-- BEGIN Dataset section --

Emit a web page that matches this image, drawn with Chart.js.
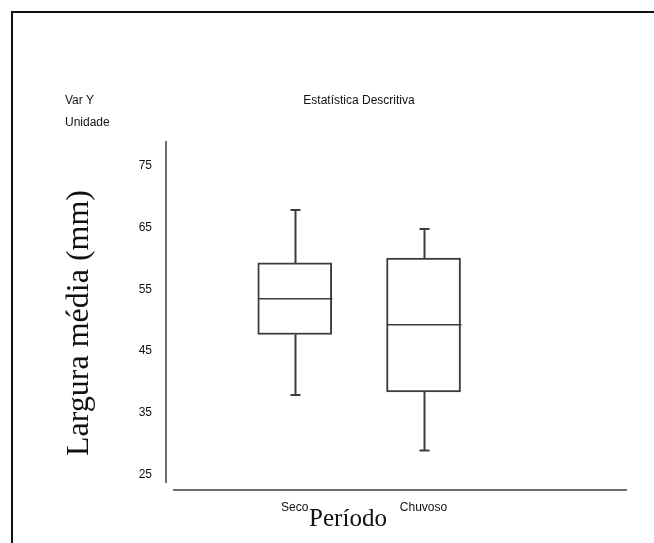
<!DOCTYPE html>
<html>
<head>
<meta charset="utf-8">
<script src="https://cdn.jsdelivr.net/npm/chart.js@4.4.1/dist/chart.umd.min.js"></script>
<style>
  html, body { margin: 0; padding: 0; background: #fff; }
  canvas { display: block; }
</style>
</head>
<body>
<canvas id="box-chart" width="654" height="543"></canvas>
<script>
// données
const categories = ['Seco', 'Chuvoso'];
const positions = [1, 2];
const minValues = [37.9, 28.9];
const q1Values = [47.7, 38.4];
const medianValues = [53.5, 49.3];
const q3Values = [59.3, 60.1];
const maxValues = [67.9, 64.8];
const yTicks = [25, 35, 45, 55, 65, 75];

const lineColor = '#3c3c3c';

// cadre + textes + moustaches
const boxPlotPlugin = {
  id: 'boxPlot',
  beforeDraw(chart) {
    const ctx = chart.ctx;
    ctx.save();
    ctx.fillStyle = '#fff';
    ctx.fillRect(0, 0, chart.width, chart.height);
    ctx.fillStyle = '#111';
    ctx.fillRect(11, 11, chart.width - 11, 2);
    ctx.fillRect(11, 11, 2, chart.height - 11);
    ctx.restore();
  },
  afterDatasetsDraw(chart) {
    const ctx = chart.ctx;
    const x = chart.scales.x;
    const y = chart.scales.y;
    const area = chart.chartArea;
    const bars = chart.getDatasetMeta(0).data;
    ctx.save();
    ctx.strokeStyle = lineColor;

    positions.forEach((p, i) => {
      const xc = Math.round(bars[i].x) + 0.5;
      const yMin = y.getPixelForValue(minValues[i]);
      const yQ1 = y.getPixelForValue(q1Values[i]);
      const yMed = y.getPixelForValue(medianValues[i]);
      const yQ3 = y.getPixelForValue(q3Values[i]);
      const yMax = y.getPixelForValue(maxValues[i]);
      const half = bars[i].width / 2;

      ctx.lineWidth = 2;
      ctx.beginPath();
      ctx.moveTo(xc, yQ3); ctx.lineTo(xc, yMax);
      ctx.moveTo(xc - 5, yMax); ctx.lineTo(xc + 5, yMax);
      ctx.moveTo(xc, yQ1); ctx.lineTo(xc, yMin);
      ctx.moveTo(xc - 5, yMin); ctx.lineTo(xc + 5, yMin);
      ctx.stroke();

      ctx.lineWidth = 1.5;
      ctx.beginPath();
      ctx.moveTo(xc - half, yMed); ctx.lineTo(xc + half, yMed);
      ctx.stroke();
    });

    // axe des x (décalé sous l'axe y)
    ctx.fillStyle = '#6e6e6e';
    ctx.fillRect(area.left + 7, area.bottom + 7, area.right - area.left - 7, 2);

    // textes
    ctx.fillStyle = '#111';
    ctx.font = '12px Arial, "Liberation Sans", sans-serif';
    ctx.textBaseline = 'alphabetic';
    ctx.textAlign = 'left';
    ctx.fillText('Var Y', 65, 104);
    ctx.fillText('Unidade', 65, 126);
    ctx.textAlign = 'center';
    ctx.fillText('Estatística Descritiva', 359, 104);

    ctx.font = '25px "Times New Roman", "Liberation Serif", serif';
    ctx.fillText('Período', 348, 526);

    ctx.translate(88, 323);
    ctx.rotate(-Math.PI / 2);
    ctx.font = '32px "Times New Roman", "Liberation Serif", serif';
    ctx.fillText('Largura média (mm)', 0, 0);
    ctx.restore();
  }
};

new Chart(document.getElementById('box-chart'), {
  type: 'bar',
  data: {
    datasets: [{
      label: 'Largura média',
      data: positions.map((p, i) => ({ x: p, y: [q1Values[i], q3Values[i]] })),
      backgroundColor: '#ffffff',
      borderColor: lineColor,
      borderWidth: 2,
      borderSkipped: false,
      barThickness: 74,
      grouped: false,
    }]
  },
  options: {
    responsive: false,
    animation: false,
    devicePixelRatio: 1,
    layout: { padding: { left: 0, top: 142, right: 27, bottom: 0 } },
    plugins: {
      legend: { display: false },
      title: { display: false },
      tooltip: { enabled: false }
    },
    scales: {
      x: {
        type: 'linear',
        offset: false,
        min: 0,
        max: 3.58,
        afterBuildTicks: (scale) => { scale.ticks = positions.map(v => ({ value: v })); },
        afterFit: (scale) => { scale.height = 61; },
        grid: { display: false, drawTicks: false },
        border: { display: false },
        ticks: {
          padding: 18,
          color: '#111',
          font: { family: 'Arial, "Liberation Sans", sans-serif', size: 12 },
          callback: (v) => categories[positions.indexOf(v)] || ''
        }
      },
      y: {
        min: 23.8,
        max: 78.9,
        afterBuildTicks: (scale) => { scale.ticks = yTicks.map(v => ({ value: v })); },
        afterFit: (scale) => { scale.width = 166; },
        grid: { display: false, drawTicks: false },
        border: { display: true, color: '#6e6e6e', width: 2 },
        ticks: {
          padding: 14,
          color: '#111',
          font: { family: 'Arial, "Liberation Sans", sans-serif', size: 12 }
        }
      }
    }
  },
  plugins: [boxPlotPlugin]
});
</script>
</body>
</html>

-- END Dataset section --

■ Given exercise: Restate the whole listing above exactly, except for its images.

■ Problem solution:
Emit a web page that matches this image, drawn with Chart.js.
<!DOCTYPE html>
<html>
<head>
<meta charset="utf-8">
<script src="https://cdn.jsdelivr.net/npm/chart.js@4.4.1/dist/chart.umd.min.js"></script>
<style>
  html, body { margin: 0; padding: 0; background: #fff; }
  canvas { display: block; }
</style>
</head>
<body>
<canvas id="box-chart" width="654" height="543"></canvas>
<script>
// données
const categories = ['Seco', 'Chuvoso'];
const positions = [1, 2];
const minValues = [37.9, 28.9];
const q1Values = [47.7, 38.4];
const medianValues = [53.5, 49.3];
const q3Values = [59.3, 60.1];
const maxValues = [67.9, 64.8];
const yTicks = [25, 35, 45, 55, 65, 75];

const lineColor = '#3c3c3c';

// cadre + textes + moustaches
const boxPlotPlugin = {
  id: 'boxPlot',
  beforeDraw(chart) {
    const ctx = chart.ctx;
    ctx.save();
    ctx.fillStyle = '#fff';
    ctx.fillRect(0, 0, chart.width, chart.height);
    ctx.fillStyle = '#111';
    ctx.fillRect(11, 11, chart.width - 11, 2);
    ctx.fillRect(11, 11, 2, chart.height - 11);
    ctx.restore();
  },
  afterDatasetsDraw(chart) {
    const ctx = chart.ctx;
    const x = chart.scales.x;
    const y = chart.scales.y;
    const area = chart.chartArea;
    const bars = chart.getDatasetMeta(0).data;
    ctx.save();
    ctx.strokeStyle = lineColor;

    positions.forEach((p, i) => {
      const xc = Math.round(bars[i].x) + 0.5;
      const yMin = y.getPixelForValue(minValues[i]);
      const yQ1 = y.getPixelForValue(q1Values[i]);
      const yMed = y.getPixelForValue(medianValues[i]);
      const yQ3 = y.getPixelForValue(q3Values[i]);
      const yMax = y.getPixelForValue(maxValues[i]);
      const half = bars[i].width / 2;

      ctx.lineWidth = 2;
      ctx.beginPath();
      ctx.moveTo(xc, yQ3); ctx.lineTo(xc, yMax);
      ctx.moveTo(xc - 5, yMax); ctx.lineTo(xc + 5, yMax);
      ctx.moveTo(xc, yQ1); ctx.lineTo(xc, yMin);
      ctx.moveTo(xc - 5, yMin); ctx.lineTo(xc + 5, yMin);
      ctx.stroke();

      ctx.lineWidth = 1.5;
      ctx.beginPath();
      ctx.moveTo(xc - half, yMed); ctx.lineTo(xc + half, yMed);
      ctx.stroke();
    });

    // axe des x (décalé sous l'axe y)
    ctx.fillStyle = '#6e6e6e';
    ctx.fillRect(area.left + 7, area.bottom + 7, area.right - area.left - 7, 2);

    // textes
    ctx.fillStyle = '#111';
    ctx.font = '12px Arial, "Liberation Sans", sans-serif';
    ctx.textBaseline = 'alphabetic';
    ctx.textAlign = 'left';
    ctx.fillText('Var Y', 65, 104);
    ctx.fillText('Unidade', 65, 126);
    ctx.textAlign = 'center';
    ctx.fillText('Estatística Descritiva', 359, 104);

    ctx.font = '25px "Times New Roman", "Liberation Serif", serif';
    ctx.fillText('Período', 348, 526);

    ctx.translate(88, 323);
    ctx.rotate(-Math.PI / 2);
    ctx.font = '32px "Times New Roman", "Liberation Serif", serif';
    ctx.fillText('Largura média (mm)', 0, 0);
    ctx.restore();
  }
};

new Chart(document.getElementById('box-chart'), {
  type: 'bar',
  data: {
    datasets: [{
      label: 'Largura média',
      data: positions.map((p, i) => ({ x: p, y: [q1Values[i], q3Values[i]] })),
      backgroundColor: '#ffffff',
      borderColor: lineColor,
      borderWidth: 2,
      borderSkipped: false,
      barThickness: 74,
      grouped: false,
    }]
  },
  options: {
    responsive: false,
    animation: false,
    devicePixelRatio: 1,
    layout: { padding: { left: 0, top: 142, right: 27, bottom: 0 } },
    plugins: {
      legend: { display: false },
      title: { display: false },
      tooltip: { enabled: false }
    },
    scales: {
      x: {
        type: 'linear',
        offset: false,
        min: 0,
        max: 3.58,
        afterBuildTicks: (scale) => { scale.ticks = positions.map(v => ({ value: v })); },
        afterFit: (scale) => { scale.height = 61; },
        grid: { display: false, drawTicks: false },
        border: { display: false },
        ticks: {
          padding: 18,
          color: '#111',
          font: { family: 'Arial, "Liberation Sans", sans-serif', size: 12 },
          callback: (v) => categories[positions.indexOf(v)] || ''
        }
      },
      y: {
        min: 23.8,
        max: 78.9,
        afterBuildTicks: (scale) => { scale.ticks = yTicks.map(v => ({ value: v })); },
        afterFit: (scale) => { scale.width = 166; },
        grid: { display: false, drawTicks: false },
        border: { display: true, color: '#6e6e6e', width: 2 },
        ticks: {
          padding: 14,
          color: '#111',
          font: { family: 'Arial, "Liberation Sans", sans-serif', size: 12 }
        }
      }
    }
  },
  plugins: [boxPlotPlugin]
});
</script>
</body>
</html>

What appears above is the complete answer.